- [Given task]
Give a verbatim copy of the lines below, minus the pictures.
>> begin Raw data
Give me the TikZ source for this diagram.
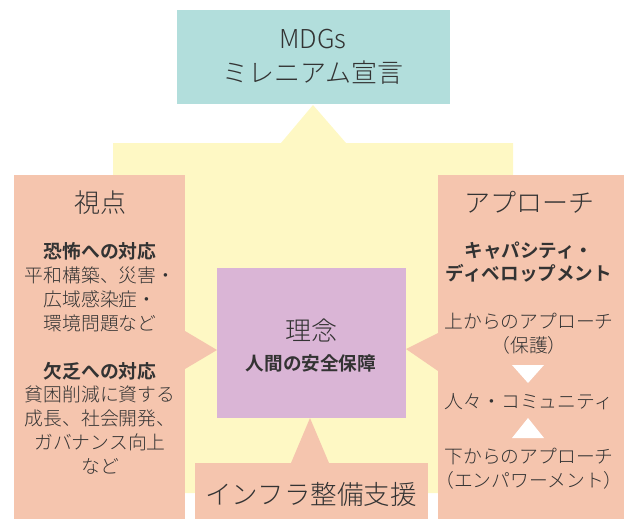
\documentclass[tikz,border=0pt]{standalone}
\usepackage{fontspec}
\setmainfont{Noto Sans CJK JP Light}[BoldFont={Noto Sans CJK JP Bold}]
\definecolor{tealbox}{HTML}{B2DEDC}
\definecolor{yellowbg}{HTML}{FEF8C4}
\definecolor{salmon}{HTML}{F5C5AE}
\definecolor{purplebox}{HTML}{DAB5D6}
\definecolor{txt}{HTML}{333333}
\begin{document}
\begin{tikzpicture}[x=1pt,y=-1pt,
  box/.style={inner sep=0pt,outer sep=0pt,draw=none,anchor=north west},
  big/.style={text=txt,inner sep=0pt,align=center,font=\fontsize{26}{34}\selectfont},
  small/.style={text=txt,inner sep=0pt,align=center,font=\fontsize{18.8}{23.8}\selectfont},
  smallb/.style={small,font=\fontsize{18.6}{23.8}\selectfont\bfseries},
  pointer/.style={fill=salmon,draw=none}]
\useasboundingbox (0,0) rectangle (624,519);
% yellow background with upward pointer
\fill[yellowbg] (113,493) -- (113,143) -- (281,143) -- (313,105) -- (346,143)
  -- (513,143) -- (513,493) -- cycle;
% boxes
\node[box,fill=tealbox,minimum width=273pt,minimum height=94pt] (mdg) at (177,10) {};
\node[box,fill=salmon,minimum width=171pt,minimum height=344pt] (view) at (14,175) {};
\node[box,fill=salmon,minimum width=186pt,minimum height=344pt] (appr) at (438,175) {};
\node[box,fill=purplebox,minimum width=189pt,minimum height=150pt] (idea) at (217,268) {};
\node[box,fill=salmon,minimum width=233pt,minimum height=56pt] (infra) at (195,463) {};
% pointers into the central box
\fill[pointer] (view.east |- 0,331) -- (idea.west |- 0,350) -- (view.east |- 0,369) -- cycle;
\fill[pointer] (appr.west |- 0,333) -- (idea.east |- 0,349) -- (appr.west |- 0,371) -- cycle;
\fill[pointer] (291,0 |- infra.north) -- (310,0 |- idea.south) -- (329,0 |- infra.north) -- cycle;
% texts: top
\node[big] (mdgt) at (313,57) {MDGs\\ミレニアム宣言};
% left
\node[big] (viewt) at (100,203) {視点};
\node[small] (fear) at (100,287) {\textbf{恐怖への対応}\\平和構築、災害・\\広域感染症・\\環境問題など};
\node[small] (want) at (100,418) {\textbf{欠乏への対応}\\貧困削減に資する\\成長、社会開発、\\ガバナンス向上\\など};
% centre
\node[big] (ideat) at (311,330) {理念};
\node[smallb] (hs) at (311,363) {人間の安全保障};
% bottom
\node[big,font=\fontsize{26.5}{30}\selectfont] (infrat) at (311,494) {インフラ整備支援};
% right
\node[big] (apprt) at (529,202) {アプローチ};
\node[smallb] (cd) at (529,262) {キャパシティ・\\ディベロップメント};
\node[small] (topd) at (529,334) {上からのアプローチ\\（保護）};
\node[small] (comm) at (529,402) {人々・コミュニティ};
\node[small] (botu) at (529,469) {下からのアプローチ\\（エンパワーメント）};
\fill[white] (512,365) -- (544,365) -- (528,383) -- cycle;
\fill[white] (528,418) -- (544,438) -- (512,438) -- cycle;
\end{tikzpicture}
\end{document}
>> end Raw data
- [Output for this exercise]
Give me the TikZ source for this diagram.
\documentclass[tikz,border=0pt]{standalone}
\usepackage{fontspec}
\setmainfont{Noto Sans CJK JP Light}[BoldFont={Noto Sans CJK JP Bold}]
\definecolor{tealbox}{HTML}{B2DEDC}
\definecolor{yellowbg}{HTML}{FEF8C4}
\definecolor{salmon}{HTML}{F5C5AE}
\definecolor{purplebox}{HTML}{DAB5D6}
\definecolor{txt}{HTML}{333333}
\begin{document}
\begin{tikzpicture}[x=1pt,y=-1pt,
  box/.style={inner sep=0pt,outer sep=0pt,draw=none,anchor=north west},
  big/.style={text=txt,inner sep=0pt,align=center,font=\fontsize{26}{34}\selectfont},
  small/.style={text=txt,inner sep=0pt,align=center,font=\fontsize{18.8}{23.8}\selectfont},
  smallb/.style={small,font=\fontsize{18.6}{23.8}\selectfont\bfseries},
  pointer/.style={fill=salmon,draw=none}]
\useasboundingbox (0,0) rectangle (624,519);
% yellow background with upward pointer
\fill[yellowbg] (113,493) -- (113,143) -- (281,143) -- (313,105) -- (346,143)
  -- (513,143) -- (513,493) -- cycle;
% boxes
\node[box,fill=tealbox,minimum width=273pt,minimum height=94pt] (mdg) at (177,10) {};
\node[box,fill=salmon,minimum width=171pt,minimum height=344pt] (view) at (14,175) {};
\node[box,fill=salmon,minimum width=186pt,minimum height=344pt] (appr) at (438,175) {};
\node[box,fill=purplebox,minimum width=189pt,minimum height=150pt] (idea) at (217,268) {};
\node[box,fill=salmon,minimum width=233pt,minimum height=56pt] (infra) at (195,463) {};
% pointers into the central box
\fill[pointer] (view.east |- 0,331) -- (idea.west |- 0,350) -- (view.east |- 0,369) -- cycle;
\fill[pointer] (appr.west |- 0,333) -- (idea.east |- 0,349) -- (appr.west |- 0,371) -- cycle;
\fill[pointer] (291,0 |- infra.north) -- (310,0 |- idea.south) -- (329,0 |- infra.north) -- cycle;
% texts: top
\node[big] (mdgt) at (313,57) {MDGs\\ミレニアム宣言};
% left
\node[big] (viewt) at (100,203) {視点};
\node[small] (fear) at (100,287) {\textbf{恐怖への対応}\\平和構築、災害・\\広域感染症・\\環境問題など};
\node[small] (want) at (100,418) {\textbf{欠乏への対応}\\貧困削減に資する\\成長、社会開発、\\ガバナンス向上\\など};
% centre
\node[big] (ideat) at (311,330) {理念};
\node[smallb] (hs) at (311,363) {人間の安全保障};
% bottom
\node[big,font=\fontsize{26.5}{30}\selectfont] (infrat) at (311,494) {インフラ整備支援};
% right
\node[big] (apprt) at (529,202) {アプローチ};
\node[smallb] (cd) at (529,262) {キャパシティ・\\ディベロップメント};
\node[small] (topd) at (529,334) {上からのアプローチ\\（保護）};
\node[small] (comm) at (529,402) {人々・コミュニティ};
\node[small] (botu) at (529,469) {下からのアプローチ\\（エンパワーメント）};
\fill[white] (512,365) -- (544,365) -- (528,383) -- cycle;
\fill[white] (528,418) -- (544,438) -- (512,438) -- cycle;
\end{tikzpicture}
\end{document}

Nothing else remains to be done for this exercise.